(TASK OBJECTIVE) Quote exactly and only this range of lines in the data below: the line that holds "Recreate this image as a Python script that uses matplotlib." to the line that holds "ax = fig.add_axes([0.135, 0.154, 0.865, 0.744])", both included.

(EXERCISE INPUT)
---------------

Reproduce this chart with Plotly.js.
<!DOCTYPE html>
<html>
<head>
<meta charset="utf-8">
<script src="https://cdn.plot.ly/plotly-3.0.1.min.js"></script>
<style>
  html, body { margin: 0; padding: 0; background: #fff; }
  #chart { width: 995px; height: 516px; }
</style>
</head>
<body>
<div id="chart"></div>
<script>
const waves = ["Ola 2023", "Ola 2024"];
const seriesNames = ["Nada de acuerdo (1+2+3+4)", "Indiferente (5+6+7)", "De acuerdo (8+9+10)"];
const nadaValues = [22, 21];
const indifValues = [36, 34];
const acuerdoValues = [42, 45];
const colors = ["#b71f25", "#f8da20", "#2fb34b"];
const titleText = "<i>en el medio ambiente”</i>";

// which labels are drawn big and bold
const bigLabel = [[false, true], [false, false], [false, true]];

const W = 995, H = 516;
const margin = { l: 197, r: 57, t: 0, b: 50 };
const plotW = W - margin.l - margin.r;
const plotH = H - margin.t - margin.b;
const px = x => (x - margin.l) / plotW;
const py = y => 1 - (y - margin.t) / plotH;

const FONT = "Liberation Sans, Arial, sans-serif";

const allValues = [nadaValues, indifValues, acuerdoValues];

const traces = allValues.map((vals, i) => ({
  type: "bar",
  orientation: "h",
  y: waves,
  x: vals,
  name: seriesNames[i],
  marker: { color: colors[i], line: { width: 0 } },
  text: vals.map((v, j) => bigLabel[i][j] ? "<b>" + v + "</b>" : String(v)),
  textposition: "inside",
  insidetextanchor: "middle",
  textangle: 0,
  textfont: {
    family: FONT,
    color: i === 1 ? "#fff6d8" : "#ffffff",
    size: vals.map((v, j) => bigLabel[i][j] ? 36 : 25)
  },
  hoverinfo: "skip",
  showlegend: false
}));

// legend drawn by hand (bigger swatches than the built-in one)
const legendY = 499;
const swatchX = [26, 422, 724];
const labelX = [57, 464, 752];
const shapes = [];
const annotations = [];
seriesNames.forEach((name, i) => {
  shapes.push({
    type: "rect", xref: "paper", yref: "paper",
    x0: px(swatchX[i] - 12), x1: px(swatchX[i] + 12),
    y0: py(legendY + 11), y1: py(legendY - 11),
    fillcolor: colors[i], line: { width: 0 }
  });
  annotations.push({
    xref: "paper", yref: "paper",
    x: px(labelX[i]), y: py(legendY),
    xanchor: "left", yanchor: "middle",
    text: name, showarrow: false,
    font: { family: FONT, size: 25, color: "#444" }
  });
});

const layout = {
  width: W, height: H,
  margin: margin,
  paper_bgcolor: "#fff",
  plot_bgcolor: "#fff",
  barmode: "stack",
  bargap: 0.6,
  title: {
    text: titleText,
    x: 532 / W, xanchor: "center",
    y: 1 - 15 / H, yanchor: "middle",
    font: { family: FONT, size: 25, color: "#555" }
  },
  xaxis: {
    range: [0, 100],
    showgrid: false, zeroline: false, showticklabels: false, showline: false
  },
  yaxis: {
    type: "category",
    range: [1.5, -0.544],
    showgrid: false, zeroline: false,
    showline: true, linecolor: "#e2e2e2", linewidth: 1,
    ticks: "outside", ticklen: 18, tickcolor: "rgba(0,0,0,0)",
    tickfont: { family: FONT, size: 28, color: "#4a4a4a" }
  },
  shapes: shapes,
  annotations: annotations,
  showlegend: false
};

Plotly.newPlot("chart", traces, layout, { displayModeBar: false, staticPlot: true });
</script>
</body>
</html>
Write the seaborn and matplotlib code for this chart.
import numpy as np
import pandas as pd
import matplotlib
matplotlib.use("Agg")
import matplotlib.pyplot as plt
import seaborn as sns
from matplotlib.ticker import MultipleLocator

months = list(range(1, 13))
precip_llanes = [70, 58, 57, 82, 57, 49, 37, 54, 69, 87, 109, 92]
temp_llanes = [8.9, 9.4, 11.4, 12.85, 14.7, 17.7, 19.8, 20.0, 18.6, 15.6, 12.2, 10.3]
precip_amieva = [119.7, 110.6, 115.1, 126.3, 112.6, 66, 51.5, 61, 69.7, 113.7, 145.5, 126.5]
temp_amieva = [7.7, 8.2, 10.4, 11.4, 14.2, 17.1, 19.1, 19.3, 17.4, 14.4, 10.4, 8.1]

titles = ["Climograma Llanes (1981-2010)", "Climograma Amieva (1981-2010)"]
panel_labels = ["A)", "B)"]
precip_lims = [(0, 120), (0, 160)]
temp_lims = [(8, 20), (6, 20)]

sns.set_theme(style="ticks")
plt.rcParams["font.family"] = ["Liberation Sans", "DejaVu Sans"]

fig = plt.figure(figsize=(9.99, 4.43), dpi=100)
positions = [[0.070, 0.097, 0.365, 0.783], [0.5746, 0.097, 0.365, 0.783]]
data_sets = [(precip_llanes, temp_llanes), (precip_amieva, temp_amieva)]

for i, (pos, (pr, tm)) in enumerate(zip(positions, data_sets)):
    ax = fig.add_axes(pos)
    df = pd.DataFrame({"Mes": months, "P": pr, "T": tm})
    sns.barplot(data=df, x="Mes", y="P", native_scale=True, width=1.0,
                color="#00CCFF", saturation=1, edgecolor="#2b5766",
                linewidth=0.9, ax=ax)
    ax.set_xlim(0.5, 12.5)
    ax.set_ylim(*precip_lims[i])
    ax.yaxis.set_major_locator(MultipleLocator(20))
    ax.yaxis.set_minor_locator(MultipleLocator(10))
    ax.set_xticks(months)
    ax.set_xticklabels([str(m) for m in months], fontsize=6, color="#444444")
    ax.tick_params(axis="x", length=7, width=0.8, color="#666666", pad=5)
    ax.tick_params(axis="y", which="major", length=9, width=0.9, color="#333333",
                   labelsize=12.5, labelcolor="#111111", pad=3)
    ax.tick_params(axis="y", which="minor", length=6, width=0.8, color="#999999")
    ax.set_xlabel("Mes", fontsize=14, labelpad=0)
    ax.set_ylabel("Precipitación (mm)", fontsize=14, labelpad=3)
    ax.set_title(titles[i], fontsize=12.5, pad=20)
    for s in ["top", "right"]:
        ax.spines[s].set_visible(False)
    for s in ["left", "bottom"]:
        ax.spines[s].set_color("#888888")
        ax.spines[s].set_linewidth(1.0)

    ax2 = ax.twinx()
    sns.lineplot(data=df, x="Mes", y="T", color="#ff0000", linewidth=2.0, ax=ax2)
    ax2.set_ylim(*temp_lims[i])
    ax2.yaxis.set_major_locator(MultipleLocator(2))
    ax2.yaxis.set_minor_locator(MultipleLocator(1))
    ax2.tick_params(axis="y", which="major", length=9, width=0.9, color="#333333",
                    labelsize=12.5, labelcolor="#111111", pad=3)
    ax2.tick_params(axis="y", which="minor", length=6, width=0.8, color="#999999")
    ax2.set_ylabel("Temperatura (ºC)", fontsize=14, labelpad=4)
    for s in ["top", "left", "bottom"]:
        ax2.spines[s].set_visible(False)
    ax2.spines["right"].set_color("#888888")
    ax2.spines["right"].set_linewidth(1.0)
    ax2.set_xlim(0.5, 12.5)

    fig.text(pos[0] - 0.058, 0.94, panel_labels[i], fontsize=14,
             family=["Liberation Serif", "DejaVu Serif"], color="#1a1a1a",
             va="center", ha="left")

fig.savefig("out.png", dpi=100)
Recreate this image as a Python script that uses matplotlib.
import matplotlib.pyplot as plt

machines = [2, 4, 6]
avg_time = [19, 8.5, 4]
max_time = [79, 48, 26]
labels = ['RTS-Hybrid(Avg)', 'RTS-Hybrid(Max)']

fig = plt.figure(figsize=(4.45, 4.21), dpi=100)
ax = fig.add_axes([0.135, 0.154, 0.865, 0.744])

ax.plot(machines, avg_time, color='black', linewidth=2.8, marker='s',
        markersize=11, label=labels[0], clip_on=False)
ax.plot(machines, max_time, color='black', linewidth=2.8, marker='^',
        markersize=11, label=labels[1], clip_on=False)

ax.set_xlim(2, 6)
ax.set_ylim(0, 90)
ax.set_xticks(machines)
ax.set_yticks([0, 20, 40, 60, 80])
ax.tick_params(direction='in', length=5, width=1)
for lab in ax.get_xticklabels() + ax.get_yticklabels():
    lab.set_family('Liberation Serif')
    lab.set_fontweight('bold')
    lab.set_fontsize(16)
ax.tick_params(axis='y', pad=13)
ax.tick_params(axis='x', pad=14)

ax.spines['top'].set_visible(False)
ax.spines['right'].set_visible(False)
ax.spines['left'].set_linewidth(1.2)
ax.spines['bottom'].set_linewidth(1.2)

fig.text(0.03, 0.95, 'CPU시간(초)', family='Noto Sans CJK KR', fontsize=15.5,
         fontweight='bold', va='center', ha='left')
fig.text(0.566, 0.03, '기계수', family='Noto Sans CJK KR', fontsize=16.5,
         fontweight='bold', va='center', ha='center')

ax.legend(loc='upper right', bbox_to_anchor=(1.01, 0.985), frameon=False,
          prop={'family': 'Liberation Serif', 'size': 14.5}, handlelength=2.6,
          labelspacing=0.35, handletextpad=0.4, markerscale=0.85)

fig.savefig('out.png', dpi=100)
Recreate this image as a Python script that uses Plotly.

---------------

(FINISHED ANSWER)
Recreate this image as a Python script that uses matplotlib.
import matplotlib.pyplot as plt

machines = [2, 4, 6]
avg_time = [19, 8.5, 4]
max_time = [79, 48, 26]
labels = ['RTS-Hybrid(Avg)', 'RTS-Hybrid(Max)']

fig = plt.figure(figsize=(4.45, 4.21), dpi=100)
ax = fig.add_axes([0.135, 0.154, 0.865, 0.744])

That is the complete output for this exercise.